(Bloomberg) -- Toll Brothers Inc., the biggest U.S. luxury-home builder, rose the most in three years after reporting earnings and sales that beat estimates, a sign that buyer demand remains robust for high-end properties.
Net income for the three months ended July 31 was $105.5 million, or 61 cents a share, compared with $66.7 million, or 36 cents, a year earlier, the Horsham, Pennsylvania-based builder said in a statement on Tuesday. Revenue rose 24 percent to $1.27 billion, beating the $1.24 billion average of 12 analyst estimates compiled by Bloomberg.

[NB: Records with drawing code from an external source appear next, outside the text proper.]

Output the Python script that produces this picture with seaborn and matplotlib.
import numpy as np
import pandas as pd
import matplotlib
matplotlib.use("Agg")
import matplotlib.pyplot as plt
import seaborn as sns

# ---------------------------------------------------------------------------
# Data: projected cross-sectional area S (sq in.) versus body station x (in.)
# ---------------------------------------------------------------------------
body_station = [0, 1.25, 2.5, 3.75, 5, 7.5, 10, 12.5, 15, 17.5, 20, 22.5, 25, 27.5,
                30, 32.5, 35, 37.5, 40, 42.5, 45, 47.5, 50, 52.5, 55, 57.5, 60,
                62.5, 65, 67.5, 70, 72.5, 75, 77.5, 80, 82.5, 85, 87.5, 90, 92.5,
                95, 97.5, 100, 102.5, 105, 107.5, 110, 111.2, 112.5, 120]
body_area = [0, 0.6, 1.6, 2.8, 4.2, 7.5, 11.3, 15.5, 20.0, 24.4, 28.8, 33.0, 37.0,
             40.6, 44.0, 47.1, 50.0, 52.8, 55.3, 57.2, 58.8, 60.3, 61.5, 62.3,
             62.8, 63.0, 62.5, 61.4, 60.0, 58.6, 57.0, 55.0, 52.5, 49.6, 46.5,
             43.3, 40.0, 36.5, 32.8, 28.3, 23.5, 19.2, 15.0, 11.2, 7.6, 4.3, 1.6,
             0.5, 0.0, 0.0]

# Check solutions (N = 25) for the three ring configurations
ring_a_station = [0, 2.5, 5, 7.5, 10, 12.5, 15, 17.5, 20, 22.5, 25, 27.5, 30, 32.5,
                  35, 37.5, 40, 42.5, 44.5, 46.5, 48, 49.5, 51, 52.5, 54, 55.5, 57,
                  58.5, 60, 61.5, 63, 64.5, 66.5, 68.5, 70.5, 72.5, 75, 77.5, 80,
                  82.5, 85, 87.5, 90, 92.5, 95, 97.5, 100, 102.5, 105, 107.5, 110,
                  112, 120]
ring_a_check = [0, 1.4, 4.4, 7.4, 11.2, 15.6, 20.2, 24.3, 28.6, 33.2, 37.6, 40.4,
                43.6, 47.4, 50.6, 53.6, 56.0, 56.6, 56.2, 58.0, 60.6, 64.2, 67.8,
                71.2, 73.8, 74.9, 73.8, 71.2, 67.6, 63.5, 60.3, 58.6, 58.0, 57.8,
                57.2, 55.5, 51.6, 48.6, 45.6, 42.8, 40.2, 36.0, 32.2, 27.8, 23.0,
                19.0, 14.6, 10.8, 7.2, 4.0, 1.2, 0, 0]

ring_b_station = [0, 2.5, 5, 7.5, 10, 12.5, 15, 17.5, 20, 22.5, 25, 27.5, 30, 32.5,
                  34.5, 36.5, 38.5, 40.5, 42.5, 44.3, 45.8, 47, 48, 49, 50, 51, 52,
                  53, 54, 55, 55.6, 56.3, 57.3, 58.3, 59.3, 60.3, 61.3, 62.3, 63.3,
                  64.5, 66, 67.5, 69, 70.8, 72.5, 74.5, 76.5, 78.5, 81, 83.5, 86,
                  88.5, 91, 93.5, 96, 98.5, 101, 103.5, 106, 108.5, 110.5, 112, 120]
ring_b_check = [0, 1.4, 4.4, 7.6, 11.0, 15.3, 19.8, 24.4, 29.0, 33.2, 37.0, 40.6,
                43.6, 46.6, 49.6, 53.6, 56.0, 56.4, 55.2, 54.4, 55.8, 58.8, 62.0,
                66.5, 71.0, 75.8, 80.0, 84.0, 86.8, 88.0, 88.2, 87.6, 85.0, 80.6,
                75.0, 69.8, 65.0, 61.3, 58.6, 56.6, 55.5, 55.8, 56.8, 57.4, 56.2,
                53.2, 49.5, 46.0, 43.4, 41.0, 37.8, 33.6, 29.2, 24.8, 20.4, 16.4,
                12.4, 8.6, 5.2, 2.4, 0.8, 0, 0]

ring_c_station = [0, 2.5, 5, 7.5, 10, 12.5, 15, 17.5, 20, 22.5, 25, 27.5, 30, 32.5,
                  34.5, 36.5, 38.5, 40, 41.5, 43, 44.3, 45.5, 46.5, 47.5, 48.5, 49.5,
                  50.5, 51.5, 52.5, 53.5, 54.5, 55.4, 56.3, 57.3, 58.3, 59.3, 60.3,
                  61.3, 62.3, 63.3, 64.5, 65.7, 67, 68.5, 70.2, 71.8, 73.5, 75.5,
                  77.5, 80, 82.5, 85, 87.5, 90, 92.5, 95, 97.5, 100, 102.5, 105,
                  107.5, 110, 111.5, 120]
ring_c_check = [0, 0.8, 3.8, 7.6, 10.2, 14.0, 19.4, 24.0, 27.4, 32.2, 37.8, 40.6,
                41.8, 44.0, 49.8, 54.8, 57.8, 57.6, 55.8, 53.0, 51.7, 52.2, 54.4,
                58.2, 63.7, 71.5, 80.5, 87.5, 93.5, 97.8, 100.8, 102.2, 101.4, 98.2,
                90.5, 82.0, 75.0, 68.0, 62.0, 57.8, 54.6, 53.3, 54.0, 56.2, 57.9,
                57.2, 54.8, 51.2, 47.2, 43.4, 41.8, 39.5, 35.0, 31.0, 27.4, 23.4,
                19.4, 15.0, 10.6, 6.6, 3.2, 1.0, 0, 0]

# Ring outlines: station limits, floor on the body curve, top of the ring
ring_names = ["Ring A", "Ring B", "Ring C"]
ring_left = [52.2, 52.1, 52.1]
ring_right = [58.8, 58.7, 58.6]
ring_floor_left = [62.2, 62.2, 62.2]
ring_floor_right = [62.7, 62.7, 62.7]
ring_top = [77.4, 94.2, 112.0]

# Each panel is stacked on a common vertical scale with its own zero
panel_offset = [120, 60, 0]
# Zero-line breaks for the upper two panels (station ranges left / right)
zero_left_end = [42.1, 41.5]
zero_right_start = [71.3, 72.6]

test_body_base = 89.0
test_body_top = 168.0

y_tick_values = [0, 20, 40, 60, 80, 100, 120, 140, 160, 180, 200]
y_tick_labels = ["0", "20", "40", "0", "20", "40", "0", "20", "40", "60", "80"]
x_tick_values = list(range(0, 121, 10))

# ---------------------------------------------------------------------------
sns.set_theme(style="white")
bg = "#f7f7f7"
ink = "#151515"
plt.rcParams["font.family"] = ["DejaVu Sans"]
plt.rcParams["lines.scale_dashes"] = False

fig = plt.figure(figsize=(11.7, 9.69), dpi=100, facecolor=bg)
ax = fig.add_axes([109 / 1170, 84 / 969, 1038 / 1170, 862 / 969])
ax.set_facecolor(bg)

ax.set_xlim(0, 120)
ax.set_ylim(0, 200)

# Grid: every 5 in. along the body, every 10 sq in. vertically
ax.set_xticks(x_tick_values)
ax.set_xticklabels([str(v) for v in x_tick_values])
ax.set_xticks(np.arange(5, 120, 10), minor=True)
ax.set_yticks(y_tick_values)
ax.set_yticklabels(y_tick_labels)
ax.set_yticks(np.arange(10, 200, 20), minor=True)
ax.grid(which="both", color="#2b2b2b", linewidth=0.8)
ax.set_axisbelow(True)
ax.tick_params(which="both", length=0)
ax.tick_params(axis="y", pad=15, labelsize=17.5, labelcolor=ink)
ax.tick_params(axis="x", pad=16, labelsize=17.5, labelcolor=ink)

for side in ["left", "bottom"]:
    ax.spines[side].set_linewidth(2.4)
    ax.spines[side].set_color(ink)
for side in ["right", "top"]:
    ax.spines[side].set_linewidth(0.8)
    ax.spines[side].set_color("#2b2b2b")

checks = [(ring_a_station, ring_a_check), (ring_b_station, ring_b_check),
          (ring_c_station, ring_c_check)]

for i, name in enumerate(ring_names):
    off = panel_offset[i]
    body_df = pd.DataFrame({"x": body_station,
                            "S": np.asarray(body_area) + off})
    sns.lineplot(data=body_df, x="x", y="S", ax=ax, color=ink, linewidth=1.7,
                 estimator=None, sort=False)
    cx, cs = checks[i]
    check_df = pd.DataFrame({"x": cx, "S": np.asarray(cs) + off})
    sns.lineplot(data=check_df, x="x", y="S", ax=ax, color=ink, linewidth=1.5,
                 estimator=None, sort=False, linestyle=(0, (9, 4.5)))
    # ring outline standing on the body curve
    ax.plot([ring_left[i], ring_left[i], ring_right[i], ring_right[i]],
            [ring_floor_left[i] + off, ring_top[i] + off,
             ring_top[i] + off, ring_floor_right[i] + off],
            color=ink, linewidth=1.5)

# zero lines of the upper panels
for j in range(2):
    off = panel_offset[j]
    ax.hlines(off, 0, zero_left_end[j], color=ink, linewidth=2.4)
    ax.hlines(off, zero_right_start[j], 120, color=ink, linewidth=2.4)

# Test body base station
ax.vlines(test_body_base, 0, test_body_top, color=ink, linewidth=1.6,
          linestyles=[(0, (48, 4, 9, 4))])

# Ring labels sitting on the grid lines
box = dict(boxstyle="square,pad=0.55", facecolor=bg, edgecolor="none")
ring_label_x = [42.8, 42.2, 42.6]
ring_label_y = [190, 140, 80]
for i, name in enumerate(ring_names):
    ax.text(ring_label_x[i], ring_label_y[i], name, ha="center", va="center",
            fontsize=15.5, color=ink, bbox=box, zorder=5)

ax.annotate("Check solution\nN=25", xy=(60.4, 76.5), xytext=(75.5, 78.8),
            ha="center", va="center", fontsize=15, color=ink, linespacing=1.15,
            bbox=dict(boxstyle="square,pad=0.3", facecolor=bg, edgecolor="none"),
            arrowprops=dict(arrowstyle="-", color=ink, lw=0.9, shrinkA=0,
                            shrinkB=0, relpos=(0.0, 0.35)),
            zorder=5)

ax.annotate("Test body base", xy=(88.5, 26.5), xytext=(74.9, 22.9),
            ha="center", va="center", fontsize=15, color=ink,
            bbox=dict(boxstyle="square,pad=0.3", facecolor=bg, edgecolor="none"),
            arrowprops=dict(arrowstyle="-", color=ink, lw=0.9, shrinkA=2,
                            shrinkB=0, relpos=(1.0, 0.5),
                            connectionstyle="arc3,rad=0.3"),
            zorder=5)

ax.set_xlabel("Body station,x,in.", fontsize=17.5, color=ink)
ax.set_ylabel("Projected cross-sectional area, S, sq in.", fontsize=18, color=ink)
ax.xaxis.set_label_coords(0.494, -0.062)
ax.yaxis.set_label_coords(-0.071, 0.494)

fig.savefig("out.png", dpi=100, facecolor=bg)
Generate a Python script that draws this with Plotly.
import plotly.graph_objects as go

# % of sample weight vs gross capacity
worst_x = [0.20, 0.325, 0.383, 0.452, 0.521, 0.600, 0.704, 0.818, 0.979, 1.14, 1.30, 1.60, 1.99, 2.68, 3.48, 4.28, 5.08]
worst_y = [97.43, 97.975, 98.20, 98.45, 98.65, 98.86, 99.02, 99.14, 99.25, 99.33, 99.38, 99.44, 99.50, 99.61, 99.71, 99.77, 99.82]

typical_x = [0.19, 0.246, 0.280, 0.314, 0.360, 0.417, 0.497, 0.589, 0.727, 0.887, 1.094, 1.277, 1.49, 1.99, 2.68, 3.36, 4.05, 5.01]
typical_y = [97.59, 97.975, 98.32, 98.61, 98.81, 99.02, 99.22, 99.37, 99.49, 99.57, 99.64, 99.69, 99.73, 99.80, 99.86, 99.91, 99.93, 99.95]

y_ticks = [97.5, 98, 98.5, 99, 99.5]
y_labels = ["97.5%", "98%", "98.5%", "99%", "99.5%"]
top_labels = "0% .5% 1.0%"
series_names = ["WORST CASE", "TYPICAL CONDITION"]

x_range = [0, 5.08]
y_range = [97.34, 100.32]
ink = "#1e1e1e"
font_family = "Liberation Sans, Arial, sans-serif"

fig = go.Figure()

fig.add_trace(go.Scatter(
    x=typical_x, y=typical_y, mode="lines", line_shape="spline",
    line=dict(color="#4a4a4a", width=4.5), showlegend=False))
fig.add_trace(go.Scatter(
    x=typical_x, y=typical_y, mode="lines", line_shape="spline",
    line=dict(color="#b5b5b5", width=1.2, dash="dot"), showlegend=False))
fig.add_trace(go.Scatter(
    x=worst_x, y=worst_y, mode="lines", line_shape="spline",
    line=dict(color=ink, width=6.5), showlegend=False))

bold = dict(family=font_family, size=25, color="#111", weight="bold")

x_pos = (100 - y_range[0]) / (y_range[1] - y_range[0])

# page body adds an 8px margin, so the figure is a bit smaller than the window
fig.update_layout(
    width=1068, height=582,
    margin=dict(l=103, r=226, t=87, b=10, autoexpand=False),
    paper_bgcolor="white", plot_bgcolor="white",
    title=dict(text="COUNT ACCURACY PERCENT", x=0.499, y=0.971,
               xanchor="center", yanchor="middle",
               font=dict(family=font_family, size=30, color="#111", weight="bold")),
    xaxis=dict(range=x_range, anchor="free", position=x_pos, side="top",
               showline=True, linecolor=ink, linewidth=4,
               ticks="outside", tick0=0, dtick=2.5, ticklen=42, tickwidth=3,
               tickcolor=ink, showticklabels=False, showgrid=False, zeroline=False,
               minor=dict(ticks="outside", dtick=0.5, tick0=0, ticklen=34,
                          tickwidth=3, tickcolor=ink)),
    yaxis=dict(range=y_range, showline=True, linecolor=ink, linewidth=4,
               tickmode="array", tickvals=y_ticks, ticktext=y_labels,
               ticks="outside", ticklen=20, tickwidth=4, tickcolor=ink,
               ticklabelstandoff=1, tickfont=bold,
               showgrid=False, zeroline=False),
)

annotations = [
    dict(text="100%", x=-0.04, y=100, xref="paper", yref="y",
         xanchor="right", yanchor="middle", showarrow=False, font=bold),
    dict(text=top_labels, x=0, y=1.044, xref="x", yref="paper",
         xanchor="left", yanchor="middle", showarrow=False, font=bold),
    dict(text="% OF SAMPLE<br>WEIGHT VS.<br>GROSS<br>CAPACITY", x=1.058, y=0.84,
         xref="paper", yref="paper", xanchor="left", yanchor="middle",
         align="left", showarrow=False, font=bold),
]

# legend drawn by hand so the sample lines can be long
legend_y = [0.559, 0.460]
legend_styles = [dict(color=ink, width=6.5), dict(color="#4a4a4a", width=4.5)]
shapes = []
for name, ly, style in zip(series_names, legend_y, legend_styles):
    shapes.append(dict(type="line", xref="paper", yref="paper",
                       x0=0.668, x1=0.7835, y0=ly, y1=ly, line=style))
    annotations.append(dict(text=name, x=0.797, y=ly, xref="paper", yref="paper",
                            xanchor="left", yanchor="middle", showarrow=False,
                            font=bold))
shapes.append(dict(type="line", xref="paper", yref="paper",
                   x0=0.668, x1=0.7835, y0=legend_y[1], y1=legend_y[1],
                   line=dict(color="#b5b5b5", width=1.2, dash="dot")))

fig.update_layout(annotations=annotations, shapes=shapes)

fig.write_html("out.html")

“We are in a strong and solid, improving real estate market,” Chief Executive Officer Douglas Yearley Jr. said in an interview on Bloomberg Television after earnings were announced.
Yearley said that the market lacks the unsettling signs that helped cause housing to crash last decade, with mortgage standards now strong, inventory levels under control and buyers overwhelmingly seeking homes to live in rather than as investments. Purchases of new U.S. homes unexpectedly jumped 12.4 percent last month to the highest level in almost nine years, the Commerce Department reported Tuesday.
Toll shares jumped 7.8 percent to $31.61 at 3:10 p.m. in New York after earlier surging as much as 9.6 percent, their biggest intraday increase since April 2013. An S&P index of 15 homebuilders rose 3.2 percent.
Toll had been the worst performer in the S&P index this year. The shares fell 12 percent through Monday, compared with a 1.5 percent gain in the broader measure.
The company is demonstrating an ability to increase sales of luxury homes amid fears of a fading market, Michael Rehaut, a JPMorgan Chase & Co. analyst, wrote in a research note Tuesday.
“Critically, we believe this positively addresses investors’ primary concern with this stock -- demand at the high-end price point,” he said. “We believe this strength continued into August with non-binding deposits up 23 percent in the first three weeks of the month.”
The company delivered 1,507 homes in the third quarter, up 6 percent, while the average selling price climbed 16 percent to $843,000. Net signed contracts rose 18 percent to $1.45 billion and 1,748 units. The gross margin, as a percentage of revenue, was 21.9 percent, up from 19.8 percent a year earlier. For Toll’s City Living division, which includes its New York City condominium projects, the gross margin fell to 39.8 percent from 43.2 percent.
“Land in the right locations and with the right brand are doing well, and I am really proud that our 18 percent order growth this quarter was right at the top of our industry,” Yearley said.
Toll reduced its forecast for adjusted gross margin for the full fiscal year, citing a shift in the mix of properties it expects to deliver. The builder projected an adjusted gross margin, which excludes interest and inventory writedowns, of 25.6 percent to 25.8 percent, or three-tenths of a percentage point below the midpoint of its previous projection. Toll said it expects full-year revenue of $4.96 billion to $5.27 billion, an increase of as much as 26 percent from 2015.
“While each quarter, some segments may go up or down in volume or profitability, we continue to maintain solid margins,” Chief Financial Officer Martin Connor said in the statement.